Samsung passes Apple in smartphone sales
But profit falls 23% on weakness in the Korean company's other divisions. UPDATED with chart.
But profit falls 23% on weakness in the Korean company's other divisions. UPDATED with chart.
Samsung said in its third quarter results that it had shipped 28 million smartphones between July and September - more than Apple, which moved 17 million iPhones during the period.
The Korean company's telecommunications division accounted for 36% of revenue and half of its profit. But weakness in its consumer electronics and component divisions saw Samsung's income fall 23% overall.
Samsung's smartphone sales quadrupled over the same quarter last year.
Apple enjoyed 21% growth in iPhone sales over the year-ago quarter, but its 17 million July-September iPhone sales were down on the previous quarter's 20.1 million, and well below the 20-22 million analysts had expected (on the upside, Apple sold four million units of its new iPhone 4S during the handset's first three days onsale, hinting the lull in sales was due to people waiting for the new model; a comeback could be in the offing).
Chart courtesy BusinessInsider.com. Click to zoom.

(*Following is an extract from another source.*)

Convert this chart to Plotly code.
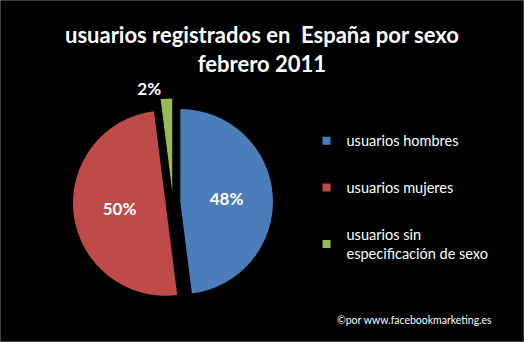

Samsung's smartphone push has been centred on handsets running Google's Android software (although it's also making a Windows Phone foray).
The highest profile has been the Galaxy S II, sold here by Telecom and Vodafone.
Samsung recently claimed it had sold 10 million Galaxy S IIs since April. The SII sells for around $1000. The balance of the company's smartphone sales have come from cheaper models in the S series.